What to do - Repeat the material exactly from its first line to the line that includes "import plotly.graph_objects as go". Skip pictures.

Recorded data -
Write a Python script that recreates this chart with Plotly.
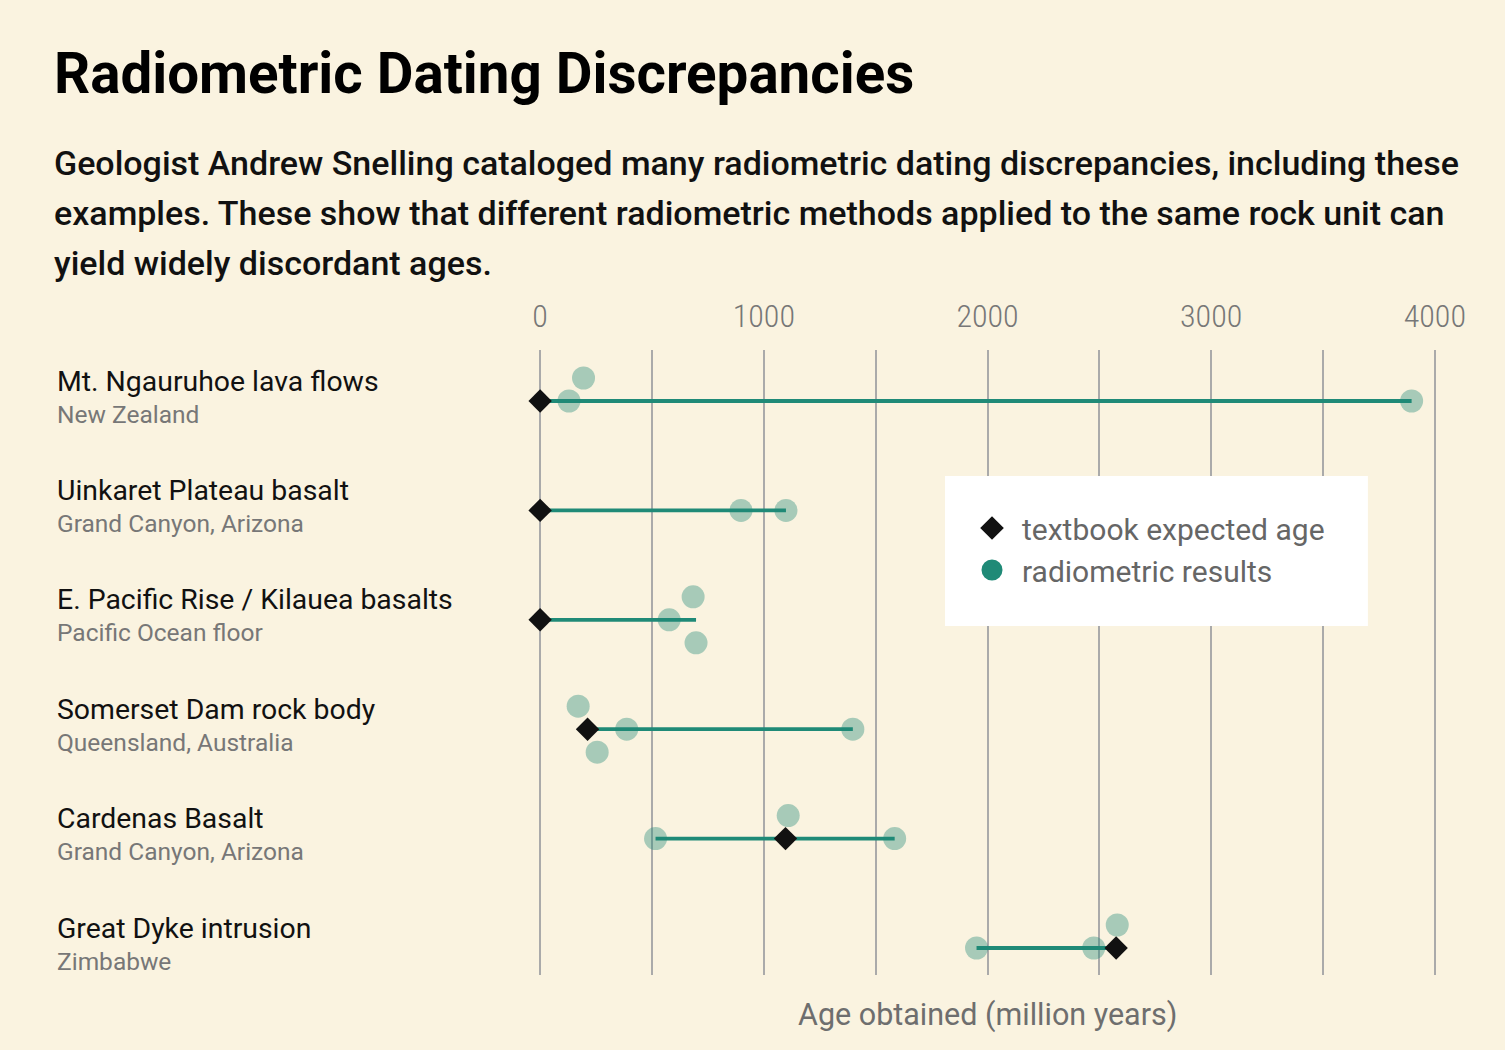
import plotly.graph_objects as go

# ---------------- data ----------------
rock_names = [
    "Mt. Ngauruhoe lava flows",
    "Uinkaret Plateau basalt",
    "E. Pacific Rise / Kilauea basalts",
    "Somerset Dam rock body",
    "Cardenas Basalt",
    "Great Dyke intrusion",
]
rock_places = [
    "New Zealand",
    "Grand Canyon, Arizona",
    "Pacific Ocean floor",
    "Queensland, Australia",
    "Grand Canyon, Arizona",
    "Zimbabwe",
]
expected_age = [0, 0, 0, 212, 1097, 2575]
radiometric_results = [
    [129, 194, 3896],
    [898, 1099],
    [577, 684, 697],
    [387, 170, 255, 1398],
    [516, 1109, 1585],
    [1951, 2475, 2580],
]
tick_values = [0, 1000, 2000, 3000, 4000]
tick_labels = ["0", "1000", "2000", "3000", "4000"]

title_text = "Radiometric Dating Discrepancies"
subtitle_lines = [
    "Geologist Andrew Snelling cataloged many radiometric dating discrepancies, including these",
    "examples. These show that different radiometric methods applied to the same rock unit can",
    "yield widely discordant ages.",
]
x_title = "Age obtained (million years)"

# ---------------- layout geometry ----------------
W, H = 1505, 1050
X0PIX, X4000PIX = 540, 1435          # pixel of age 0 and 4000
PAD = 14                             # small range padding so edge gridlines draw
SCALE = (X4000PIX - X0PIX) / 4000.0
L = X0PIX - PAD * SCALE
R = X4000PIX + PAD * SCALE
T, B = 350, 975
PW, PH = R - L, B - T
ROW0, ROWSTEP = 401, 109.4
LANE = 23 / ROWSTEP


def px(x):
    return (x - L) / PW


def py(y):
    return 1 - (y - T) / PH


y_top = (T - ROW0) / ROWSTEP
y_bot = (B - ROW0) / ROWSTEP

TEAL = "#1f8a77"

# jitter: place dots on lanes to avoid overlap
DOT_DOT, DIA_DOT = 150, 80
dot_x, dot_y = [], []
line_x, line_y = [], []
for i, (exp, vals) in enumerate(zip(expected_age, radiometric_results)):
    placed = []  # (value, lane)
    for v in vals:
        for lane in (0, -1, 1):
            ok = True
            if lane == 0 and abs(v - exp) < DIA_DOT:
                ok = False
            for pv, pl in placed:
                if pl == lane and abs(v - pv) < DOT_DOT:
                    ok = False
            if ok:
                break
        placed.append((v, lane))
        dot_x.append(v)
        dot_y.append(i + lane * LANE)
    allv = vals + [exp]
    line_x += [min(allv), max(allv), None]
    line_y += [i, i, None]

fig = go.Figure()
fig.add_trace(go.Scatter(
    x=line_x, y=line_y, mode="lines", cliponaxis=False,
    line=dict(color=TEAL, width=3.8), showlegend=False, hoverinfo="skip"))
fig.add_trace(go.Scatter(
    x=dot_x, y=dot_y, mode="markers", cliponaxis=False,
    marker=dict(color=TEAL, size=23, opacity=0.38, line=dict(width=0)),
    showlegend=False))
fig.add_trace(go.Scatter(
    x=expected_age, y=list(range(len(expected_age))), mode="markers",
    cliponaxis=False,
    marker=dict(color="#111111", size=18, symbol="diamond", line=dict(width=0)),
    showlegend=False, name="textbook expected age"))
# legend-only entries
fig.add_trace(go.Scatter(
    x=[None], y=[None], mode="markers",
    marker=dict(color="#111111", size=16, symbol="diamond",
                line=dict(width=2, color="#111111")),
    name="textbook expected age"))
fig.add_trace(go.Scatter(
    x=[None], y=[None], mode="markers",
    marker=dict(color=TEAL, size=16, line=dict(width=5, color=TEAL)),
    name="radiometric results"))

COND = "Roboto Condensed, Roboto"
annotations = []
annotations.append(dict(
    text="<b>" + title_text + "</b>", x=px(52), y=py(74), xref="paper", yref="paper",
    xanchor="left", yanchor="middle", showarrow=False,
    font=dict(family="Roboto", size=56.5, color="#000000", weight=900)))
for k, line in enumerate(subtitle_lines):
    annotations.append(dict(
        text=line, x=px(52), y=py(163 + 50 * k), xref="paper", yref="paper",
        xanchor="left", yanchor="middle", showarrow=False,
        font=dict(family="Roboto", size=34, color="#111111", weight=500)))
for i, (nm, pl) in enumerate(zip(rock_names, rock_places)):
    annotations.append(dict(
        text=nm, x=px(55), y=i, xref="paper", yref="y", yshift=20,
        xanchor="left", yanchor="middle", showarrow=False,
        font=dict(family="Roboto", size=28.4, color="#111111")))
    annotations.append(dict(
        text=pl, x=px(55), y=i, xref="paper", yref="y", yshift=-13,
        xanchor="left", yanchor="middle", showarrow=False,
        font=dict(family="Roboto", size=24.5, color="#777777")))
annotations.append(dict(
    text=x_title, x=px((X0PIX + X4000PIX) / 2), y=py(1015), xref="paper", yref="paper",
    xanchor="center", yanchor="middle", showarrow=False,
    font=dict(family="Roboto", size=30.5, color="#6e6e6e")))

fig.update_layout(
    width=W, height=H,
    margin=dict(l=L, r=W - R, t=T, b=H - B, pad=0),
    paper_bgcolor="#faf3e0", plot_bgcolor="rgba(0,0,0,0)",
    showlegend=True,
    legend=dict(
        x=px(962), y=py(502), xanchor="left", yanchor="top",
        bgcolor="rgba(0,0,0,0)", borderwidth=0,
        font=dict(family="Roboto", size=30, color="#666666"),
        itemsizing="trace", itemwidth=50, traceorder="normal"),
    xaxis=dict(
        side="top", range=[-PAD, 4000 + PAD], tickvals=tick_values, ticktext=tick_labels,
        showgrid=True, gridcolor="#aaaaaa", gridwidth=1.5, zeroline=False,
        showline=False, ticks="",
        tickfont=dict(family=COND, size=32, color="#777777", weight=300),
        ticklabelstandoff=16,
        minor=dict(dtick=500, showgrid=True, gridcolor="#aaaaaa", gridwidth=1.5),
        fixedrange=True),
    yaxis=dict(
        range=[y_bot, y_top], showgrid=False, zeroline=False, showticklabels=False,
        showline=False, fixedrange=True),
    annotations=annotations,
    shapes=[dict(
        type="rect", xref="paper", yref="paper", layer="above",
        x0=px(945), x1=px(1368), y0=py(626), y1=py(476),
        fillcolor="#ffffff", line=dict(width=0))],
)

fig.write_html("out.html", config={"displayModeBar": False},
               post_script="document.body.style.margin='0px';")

Exercise result -
Write a Python script that recreates this chart with Plotly.
import plotly.graph_objects as go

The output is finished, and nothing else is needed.